The world is still a little stunned by the declaration by HP, world’s number one PC company, that it’s not able to thrive in the PC market. In most cases, when a major corporation decides to amputate a section of its business, many of the employees in that area are re-absorbed into other departments. How will it work with HP? KitGuru spoke with an inside source to get the inside track.
From the outside, we’d imagined that HP was one huge, happy family. When things go wrong for one member of the family, the rest pull around and provide comfort and support. Right now, inside HP, that does not seem to be the way things are working.
It seems that each division is exactly that, a division, running as separately as its profit and loss account will let it.
We’ve been told that once HP announced that it was sick and tired of the PC business, there was an instant division among the staff. One half rushed to create new CVs and pound friends for recommendations on LinkedIn in preparation for a series of interviews.

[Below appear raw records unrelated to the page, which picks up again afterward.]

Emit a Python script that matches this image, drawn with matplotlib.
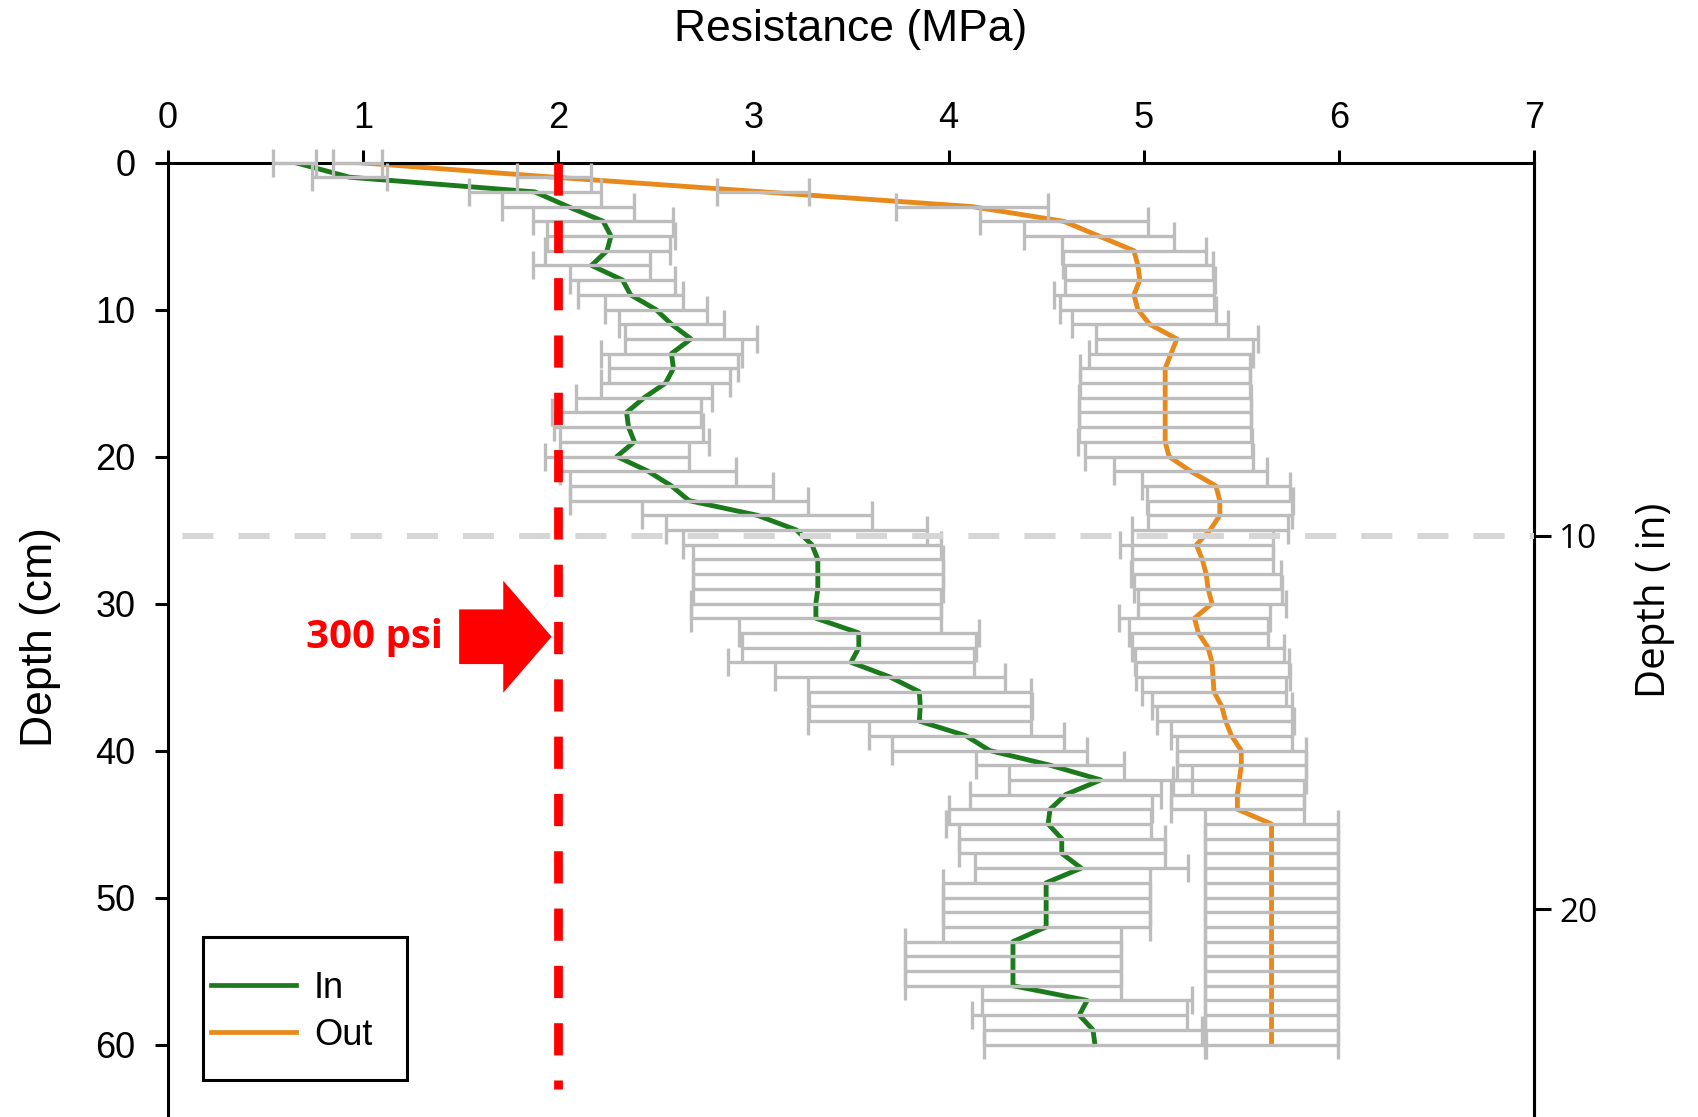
import matplotlib
matplotlib.use("Agg")
import matplotlib.pyplot as plt
from matplotlib.patches import FancyArrow, Rectangle
from matplotlib.lines import Line2D

# ---------------- data ----------------
depth_cm = list(range(0, 61))

in_mean = [0.65, 0.93, 1.88, 2.05, 2.23, 2.27, 2.25, 2.17, 2.33, 2.37,
           2.50, 2.58, 2.68, 2.58, 2.59, 2.55, 2.44, 2.35, 2.36, 2.39,
           2.30, 2.46, 2.58, 2.67, 3.02, 3.22, 3.30, 3.33, 3.33, 3.33,
           3.32, 3.32, 3.54, 3.54, 3.50, 3.70, 3.85, 3.855, 3.85, 4.09,
           4.21, 4.52, 4.78, 4.60, 4.52, 4.51, 4.58, 4.58, 4.68, 4.50,
           4.50, 4.50, 4.50, 4.33, 4.33, 4.33, 4.33, 4.71, 4.67, 4.74,
           4.75]
in_sd = [0.11, 0.19, 0.34, 0.34, 0.36, 0.33, 0.32, 0.30, 0.27, 0.27,
         0.26, 0.27, 0.34, 0.36, 0.33, 0.33, 0.35, 0.38, 0.38, 0.38,
         0.37, 0.45, 0.52, 0.61, 0.59, 0.67, 0.66, 0.64, 0.64, 0.64,
         0.64, 0.64, 0.615, 0.60, 0.63, 0.59, 0.57, 0.57, 0.57, 0.50,
         0.50, 0.38, 0.47, 0.49, 0.52, 0.525, 0.527, 0.527, 0.546, 0.53,
         0.53, 0.53, 0.53, 0.555, 0.555, 0.555, 0.555, 0.54, 0.55, 0.56,
         0.57]

out_mean = [0.97, 1.98, 3.05, 4.12, 4.59, 4.77, 4.95, 4.97, 4.98, 4.95,
            4.97, 5.03, 5.17, 5.14, 5.11, 5.11, 5.11, 5.11, 5.11, 5.11,
            5.13, 5.24, 5.37, 5.39, 5.39, 5.34, 5.27, 5.30, 5.32, 5.33,
            5.35, 5.26, 5.28, 5.33, 5.35, 5.355, 5.36, 5.40, 5.42, 5.45,
            5.50, 5.50, 5.49, 5.48, 5.48, 5.655, 5.655, 5.655, 5.655, 5.655,
            5.655, 5.655, 5.655, 5.655, 5.655, 5.655, 5.655, 5.655, 5.655, 5.655,
            5.655]
out_sd = [0.125, 0.19, 0.235, 0.39, 0.43, 0.385, 0.37, 0.385, 0.385, 0.41,
          0.40, 0.40, 0.415, 0.42, 0.435, 0.435, 0.44, 0.44, 0.44, 0.445,
          0.43, 0.39, 0.38, 0.375, 0.37, 0.40, 0.39, 0.36, 0.386, 0.378,
          0.38, 0.388, 0.356, 0.39, 0.393, 0.393, 0.37, 0.36, 0.35, 0.31,
          0.33, 0.33, 0.34, 0.34, 0.34, 0.34, 0.34, 0.34, 0.34, 0.34,
          0.34, 0.34, 0.34, 0.34, 0.34, 0.34, 0.34, 0.34, 0.34, 0.34,
          0.34]

series_labels = ["In", "Out"]
x_ticks = [0, 1, 2, 3, 4, 5, 6, 7]
y_ticks = [0, 10, 20, 30, 40, 50, 60]
in_ticks = [10, 20]
threshold_mpa = 2.0          # 300 psi
ref_depth_in = 10            # grey dashed line, 10 in
threshold_label = "300 psi"

# ---------------- style ----------------
GREEN = "#1b7a1b"
ORANGE = "#e8891c"
GREY = "#bdbdbd"
DASHGREY = "#d6d6d6"
SANS = ["Liberation Sans", "DejaVu Sans"]
CAL = ["Open Sans", "DejaVu Sans"]

W, H = 1699, 1117
fig = plt.figure(figsize=(W / 100, H / 100), dpi=100)
fig.patch.set_facecolor("white")

ax_left, ax_right_px, ax_top_px = 168, 1534, 162.5
AW, AH = ax_right_px - ax_left, H - ax_top_px
ax = fig.add_axes([ax_left / W, 0, AW / W, AH / H])
ax.set_xlim(0, 7)
ax.set_ylim(64.93, 0)

# lines first, error bars drawn over them
ax.plot(in_mean, depth_cm, color=GREEN, lw=3.5, zorder=2)
ax.plot(out_mean, depth_cm, color=ORANGE, lw=3.5, zorder=2)
for m, s in ((in_mean, in_sd), (out_mean, out_sd)):
    ax.errorbar(m, depth_cm, xerr=s, fmt="none", ecolor=GREY, elinewidth=2.4,
                capsize=10, capthick=2.4, zorder=3, clip_on=False)

# grey reference line at 10 in
ax.plot([0, 7], [ref_depth_in * 2.54] * 2, color=DASHGREY, lw=4.3,
        linestyle=(7.0, (5.2, 4.2)), zorder=4, dash_capstyle="butt")
# red threshold line
ax.plot([threshold_mpa, threshold_mpa], [0, 63], color="red", lw=6.3,
        linestyle=(0, (3.68, 2.87)), zorder=5, dash_capstyle="butt")

# arrow + text
ax.add_patch(FancyArrow(1.492, 32.26, 0.474, 0, width=3.72, head_width=7.62,
                        head_length=0.248, length_includes_head=True,
                        color="red", lw=0, zorder=6))
ax.text(1.41, 33.05, threshold_label, color="red", fontsize=29, fontweight="bold",
        family=CAL, ha="right", va="baseline", zorder=6)

# axes styling
for side in ("top", "left", "right"):
    ax.spines[side].set_linewidth(2.2)
ax.spines["bottom"].set_visible(False)
ax.xaxis.tick_top()
ax.xaxis.set_label_position("top")
ax.set_xticks(x_ticks)
ax.set_yticks(y_ticks)
ax.tick_params(axis="both", direction="out", length=9.5, width=2.2,
               labelsize=26, pad=14)
ax.tick_params(axis="x", pad=9.5)
for lab in ax.get_xticklabels() + ax.get_yticklabels():
    lab.set_family(SANS)
ax.tick_params(axis="y", right=False)

ax.set_xlabel("Resistance (MPa)", fontsize=32, family=SANS)
ax.xaxis.set_label_coords(0.5, (H - 30) / AH)
ax.xaxis.label.set_va("center")
ax.set_ylabel("Depth (cm)", fontsize=32, family=SANS)
ax.yaxis.set_label_coords((41 - ax_left) / AW, (H - 637) / AH)
ax.yaxis.label.set_va("center")

sec = ax.secondary_yaxis("right", functions=(lambda c: c / 2.54, lambda i: i * 2.54))
sec.set_yticks(in_ticks)
sec.tick_params(direction="out", length=12, width=2.2, labelsize=24, pad=6)
for lab in sec.get_yticklabels():
    lab.set_family(CAL)
sec.spines["right"].set_linewidth(2.2)
fig.text(1655 / W, 1 - 600 / H, "Depth ( in)", fontsize=29, family=CAL,
         rotation=90, ha="center", va="center")

# legend
handles = [Line2D([], [], color=GREEN, lw=3.4), Line2D([], [], color=ORANGE, lw=3.4)]
leg = ax.legend(handles, series_labels, loc="center left",
                bbox_to_anchor=((211 - ax_left) / AW, (H - 1012) / AH),
                frameon=False, borderpad=0, borderaxespad=0, handlelength=2.35,
                handletextpad=0.5, labelspacing=0.33,
                prop={"family": SANS, "size": 26})
ax.add_patch(Rectangle(((203 - ax_left) / AW, (H - 1080) / AH),
                       (407 - 203) / AW, (1080 - 937) / AH,
                       transform=ax.transAxes, fill=False, edgecolor="black", lw=2.2, zorder=7))

fig.savefig("out.png", dpi=100, facecolor="white")
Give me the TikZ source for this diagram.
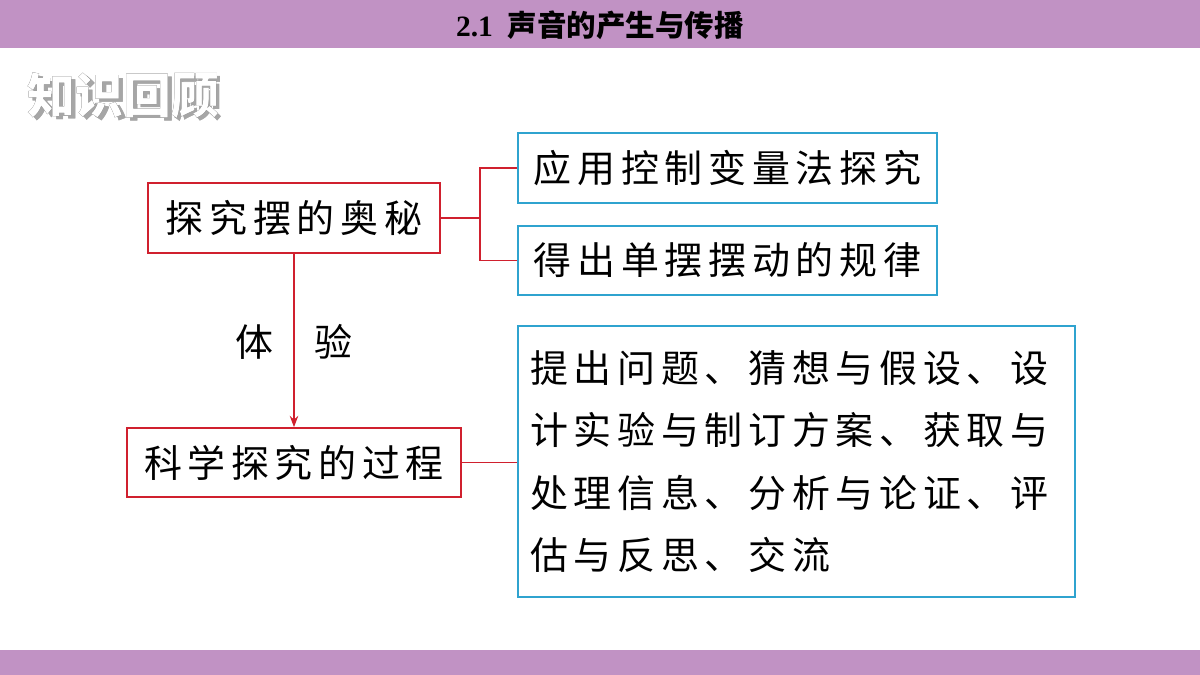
\documentclass[tikz,border=0pt]{standalone}
\usepackage{fontspec}
\usepackage[outline]{contour}
\usetikzlibrary{arrows.meta}
\setmainfont{Liberation Serif}
\newfontfamily\cjk{Noto Sans CJK SC}
\newfontfamily\cjks[LetterSpace=15]{Noto Sans CJK SC}
\definecolor{bar}{HTML}{C192C4}
\definecolor{rd}{HTML}{D0202E}
\definecolor{bl}{HTML}{2FA3CF}
\begin{document}
\begin{tikzpicture}[x=0.025cm,y=-0.025cm,
 rbox/.style={draw=rd,line width=1.2pt,inner sep=0,font=\cjks\fontsize{27}{32}\selectfont},
 bbox/.style={draw=bl,line width=1.2pt,inner sep=0,font=\cjks\fontsize{27}{32}\selectfont},
 link/.style={rd,line width=1.2pt}]
\useasboundingbox (0,0) rectangle (1200,675);
\fill[bar] (0,0) rectangle (1200,48);
\fill[bar] (0,650) rectangle (1200,675);
\node (title) at (600,25) {\fontsize{21}{24}\selectfont\bfseries 2.1\ \ {\cjk 声音的产生与传播}};
\contourlength{1.1pt}
\node[anchor=west] (head) at (23,97) {\cjk\bfseries\fontsize{34}{40}\selectfont\rlap{\raisebox{-2.5pt}{\hspace{2.5pt}\contour{gray!70}{\color{gray!70}知识回顾}}}\contour{black!85}{\color{white}知识回顾}};
\node[rbox,minimum width=292*0.025cm,minimum height=70*0.025cm] (A) at (294,218) {探究摆的奥秘};
\node[bbox,minimum width=419*0.025cm,minimum height=70*0.025cm] (B) at (727.5,168) {应用控制变量法探究};
\node[bbox,minimum width=419*0.025cm,minimum height=69*0.025cm] (C) at (727.5,260.5) {得出单摆摆动的规律};
\node[rbox,minimum width=334*0.025cm,minimum height=69*0.025cm] (D) at (294,462.5) {科学探究的过程};
\node[bbox,minimum width=557*0.025cm,minimum height=271*0.025cm] (E) at (796.5,461.5) {};
\node[anchor=north west,align=left,inner sep=0,font=\cjks\fontsize{27}{44.5}\selectfont] (Et) at (530,350)
 {提出问题、猜想与假设、设\\计实验与制订方案、获取与\\处理信息、分析与论证、评\\估与反思、交流};
\coordinate (J) at (480,218);
\draw[link] (A.east) -- (J);
\draw[link] (J) |- (B.west);
\draw[link] (J) |- (C.west);
\draw[link] (D.east) -- (D.east -| E.west);
\draw[link,-{Stealth[length=8pt,width=6pt]}] (A.south) -- (D.north);
\node[font=\cjk\fontsize{27}{32}\selectfont] (L) at (294,342) {体\hspace{1.1em}验};
\end{tikzpicture}
\end{document}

The second group, the senior staff who have been with the company for a longer period of time, began consulting on just how good a severance package could be negotiated with HP HQ.
In both cases, positive communication about HP as a business effectively stopped in the consumer PC teams.
Against a backdrop of negative announcements by the board and staff searching for new roles elsewhere, HP’s ferocious price cuts have created a significant bump in demand.
Just days before HP announced its massive change of direction, its UK Managing Director, Nick Wilson, was quoted as saying that he “Needs skilled people but does not want to spend three years training someone” in an interview with Computer Weekly. Ironically, those trained people are now readily available and already sitting in HP offices.
KitGuru says: Right now, there must be some stakeholders who are questioning whether HP’s withdrawal was the right decision. Some of them will be shareholders, while others will be HP middle management – looking out at a market where demand is at best level and most companies are as full of staff as they need to be. Tough times indeed for HP peeps. We genuinely wish them luck.